In this case, viewing the evidence in the light most favorable to the state, defendant sent eight letters to eight different medical service providers with discounted payments in different amounts to each. There were eight different victims and eight separate crimes of theft by deception. Each victim was a medical service provider, the text of the letters was identical in each case, and each of the victims was fraudulently induced to discount its account receivable. Thus, the evidence demonstrated a common intent, result, nexus and method of commission. We conclude that the trial court did not err in concluding that the state had established a "pattern of racketeering activity."

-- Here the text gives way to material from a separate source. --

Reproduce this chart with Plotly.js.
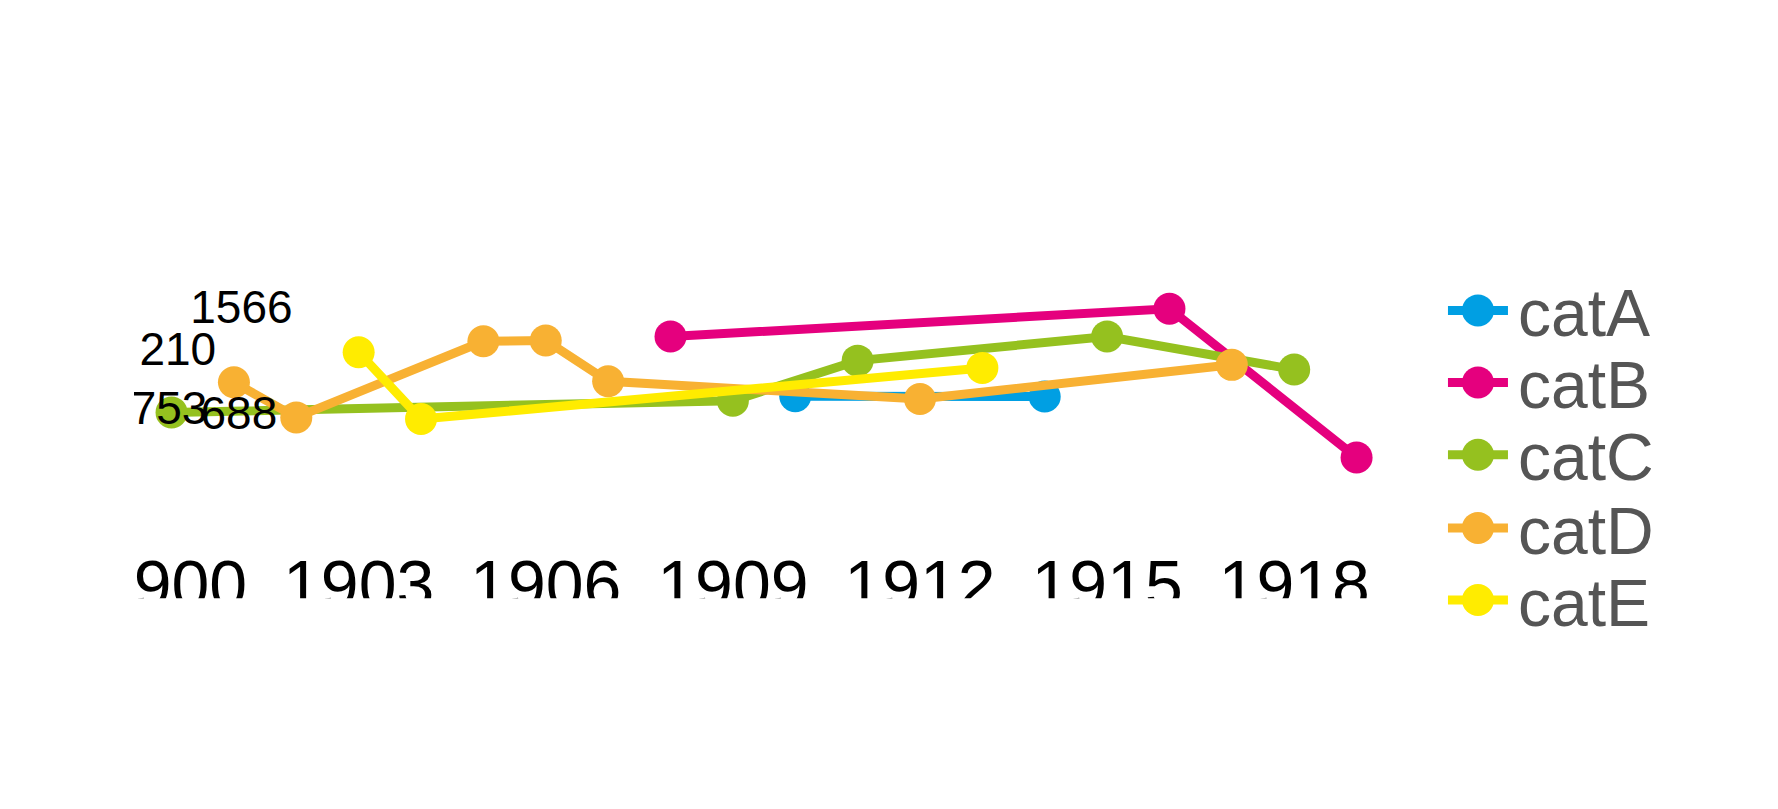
<!DOCTYPE html>
<html>
<head>
<meta charset="utf-8">
<script src="https://cdn.plot.ly/plotly-3.0.1.min.js"></script>
<style>
html, body { margin: 0; padding: 0; background: #ffffff; overflow: hidden; width: 1778px; height: 809px; }
#wrap { position: absolute; left: 0; top: 0; width: 889px; height: 404.5px; transform: scale(2); transform-origin: 0 0; }
#chart { width: 889px; height: 404.5px; }
</style>
</head>
<body>
<div id="wrap"><div id="chart"></div></div>
<script>
// ---- data ----
const seriesNames = ['catA', 'catB', 'catC', 'catD', 'catE'];

const catA_years = [1910, 1914];
const catA_values = [880, 878];

const catB_years = [1908, 1916, 1919];
const catB_values = [1348, 1566, 399];

const catC_years = [1900, 1909, 1911, 1915, 1918];
const catC_values = [753, 845, 1159, 1348, 1089];

const catD_years = [1901, 1902, 1905, 1906, 1907, 1912, 1917];
const catD_values = [989, 714, 1311, 1317, 997, 858, 1126];

const catE_years = [1903, 1904, 1913];
const catE_values = [1225, 701, 1102];

const labelYears = [1901.12, 1900.10, 1899.96, 1901.08];
const labelValues = [1544, 1214, 751, 711];
const labelTexts = ['1566', '210', '753', '688'];

const tickYears = [1900, 1903, 1906, 1909, 1912, 1915, 1918];
const tickLabels = ['1900', '1903', '1906', '1909', '1912', '1915', '1918'];

// ---- styles / geometry ----
const colors = ['#009FE3', '#E5007E', '#95C11F', '#F8B133', '#FFEC00'];
const FONT = 'Liberation Sans, Arial, Helvetica, sans-serif';
const W = 889, H = 404.5, ML = 67, MR = 191.5, MT = 50, MB = 136;
const plotW = W - ML - MR, plotH = H - MT - MB, plotBottom = H - MB;
const px2paperX = px => (px - ML) / plotW;
const py2paperY = py => (plotBottom - py) / plotH;

const years = [catA_years, catB_years, catC_years, catD_years, catE_years];
const values = [catA_values, catB_values, catC_values, catD_values, catE_values];

const legendIds = ['legend', 'legend2', 'legend3', 'legend4', 'legend5'];
const legendCenters = [155, 191, 227, 263.5, 299.5];

const traces = seriesNames.map((name, i) => ({
  type: 'scatter',
  mode: 'lines+markers',
  name: name,
  x: years[i],
  y: values[i],
  line: { color: colors[i], width: 4.5 },
  marker: { color: colors[i], size: 16 },
  legend: legendIds[i],
  hoverinfo: 'x+y+name'
}));

traces.push({
  type: 'scatter',
  mode: 'text',
  x: labelYears,
  y: labelValues,
  text: labelTexts,
  textposition: 'middle center',
  textfont: { family: FONT, size: 23, color: '#000000' },
  showlegend: false,
  hoverinfo: 'skip',
  cliponaxis: true
});

const layout = {
  width: W,
  height: H,
  margin: { l: ML, r: MR, t: MT, b: MB, pad: 0 },
  paper_bgcolor: '#ffffff',
  plot_bgcolor: '#ffffff',
  font: { family: FONT, color: '#000000' },
  showlegend: true,
  xaxis: {
    range: [1899.398, 1919.6],
    tickmode: 'array',
    tickvals: tickYears,
    ticktext: tickLabels,
    tickfont: { family: FONT, size: 34, color: '#000000' },
    showgrid: false,
    zeroline: false,
    showline: false,
    ticks: ''
  },
  yaxis: {
    range: [-232, 3203],
    showgrid: false,
    zeroline: false,
    showline: false,
    showticklabels: false,
    ticks: ''
  },
  shapes: [
    { type: 'rect', xref: 'paper', yref: 'paper', layer: 'above',
      x0: px2paperX(-5), x1: px2paperX(W + 5), y0: py2paperY(298.5), y1: py2paperY(H + 5),
      fillcolor: '#ffffff', line: { width: 0 } },
    { type: 'rect', xref: 'paper', yref: 'paper', layer: 'above',
      x0: px2paperX(-5), x1: px2paperX(ML), y0: py2paperY(plotBottom), y1: py2paperY(H + 5),
      fillcolor: '#ffffff', line: { width: 0 } }
  ]
};

legendIds.forEach((id, i) => {
  layout[id] = {
    x: px2paperX(719.5),
    xanchor: 'left',
    y: py2paperY(legendCenters[i]),
    yanchor: 'middle',
    bgcolor: 'rgba(0,0,0,0)',
    borderwidth: 0,
    font: { family: FONT, size: 33, color: '#555555' }
  };
});

Plotly.newPlot('chart', traces, layout, { displayModeBar: false });
</script>
</body>
</html>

Defendant also contends that the trial court erred in failing to grant motions for judgment of acquittal on all charges on the ground that the state had failed to show that defendant had committed the predicate acts through an "enterprise," as that term is defined in the racketeering statute. He contends that the state's theory that his law office constituted an enterprise fails as a matter of law, because the evidence at trial showed that he and his law office were "one and the same" and had no separate existence, as the racketeering statute requires. The state replies that the evidence is sufficient to establish the requisite distinction between the defendant and his law office.

The racketeering statute provides that it is unlawful

"for any person employed by, or associated with, any enterprise to conduct or participate, directly or indirectly, in such enterprise through a pattern of racketeering or the collection of an unlawful debt."

ORS 166.720(3). "Enterprise" is defined broadly to include:

"any individual, sole proprietorship, partnership, corporation, business trust or other profit or nonprofit legal entity, and includes any union, association or group of individuals associated in fact although not a legal entity, and both illicit and licit enterprises and governmental and nongovernmental entities."

ORS 166.715(2). The statute requires that there be proof of an ongoing entity, however loose, that is distinct from the individual who committed the predicate acts. State v. Cheek, 100 Or App 501, 505, 786 P2d 1305, rev den 310 Or 121 (1990).

In this case, defendant is correct that there is some evidence in the record that suggests that his law office was not really a formal partnership, that the other lawyers merely shared office space and secretarial assistance, that the other lawyers' names were listed on the letterhead for "no apparent reason," and that they did not really function as business associates with defendants. His argument, however, remains unavailing. Even assuming that the facts as defendant portrays them are insufficient to establish the loose association in fact that the law describes, the fact is that the evidence, taken in the light most favorable to the state, shows that the law office did exist as a functioning business entity separate from the acts of defendant individually. Between one and three attorneys shared office space under the auspices of "Pierce & Stoddard" or "Pierce & Associates." Those lawyers sent written communications on firm letterhead, that listed them as members or associates of the firm. The lawyers shared telephones, ran advertisements under the firm name, and maintained joint general and client trust accounts. Defendant's retainer agreement with Burnette stated that the firm--not defendant--would provide legal services, and defendant signed documents--in particular the settlement documents in this case--on behalf of the firm. We conclude that the trial court did not err in concluding that the state had offered evidence sufficient to establish that defendant had committed the predicate acts charged through the enterprise of his law office.

Defendant asserts a number of additional assignments of error. We have considered each of them carefully and reject them without further discussion.

Affirmed.


1. The indictment listed 12 other predicate acts, involving similar conduct on behalf of clients other than Burnette. The trial court granted judgments of acquittal on some of those, and the jury was unable to reach a verdict on the others.